Published: Wednesday, Oct. 4, 2017 9:28 a.m. CST

Iowa educators, through the media, have a bad habit of looking only at averages that miss the important details for improved decision-making. One example of this are the NAEP (National Assessment of Educational Progress) scores, which appear to be holding the same average, but details show the state ranking is dropping in comparison to other states that are doing a better job of figuring out how to more effectively teach concepts to the various learning styles while raising their standards to national grade level. What Iowa educators claim as “proficient” is actually basic entry level on NAEP.

ACT is another area where only stating the average misses very important details. ACT data for Iowa shows scores falling for two areas tested (English and math) while staying about the same for another two areas (reading and science).Beyond these comparisons is the meaning of the scores themselves.

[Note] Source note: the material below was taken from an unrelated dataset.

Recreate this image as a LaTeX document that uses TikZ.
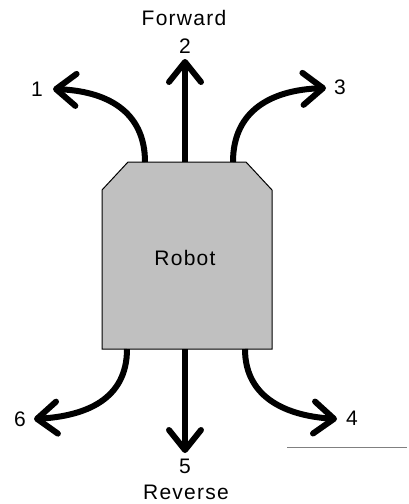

Benchmarks for Math (22), reading (22), and science (23), for example, fail to mention that the total score possible is 36 – making the benchmarks in the 60 percent category, which is a D grade. These benchmarks are college readiness scores, indicating a 50 percent chance of passing a college-level class in these subjects.

The ability of students to do well at the high school level is not only based on the effective teaching of high school teachers, but also the effective teaching at the elementary level that forms the foundation in reading and math. The December 2016 report from the National Council for Teacher Quality (NCTQ) on Iowa’s elementary teacher training programs shows all but one of them to be a failure at training teachers to effectively teach reading (using the wrong materials and theories), and only two received good scores at training teachers to effectively teach math (because both were associated with universities that also had engineering schools who could help in the transition from a system of memorization to one of concepts).

Iowa has already proven to be a failure at remediating elementary students. The reason for this lies with requiring the ability to effectively teach in order to effectively remediate. Until these standards are raised, methods changed, and teacher training programs upgraded, improving what happens in high school continues the challenge carried over from elementary. Both college readiness, as well as career readiness, in today’s global environment requires not only raising standards but also taking responsibility for the truth to improve decision-making.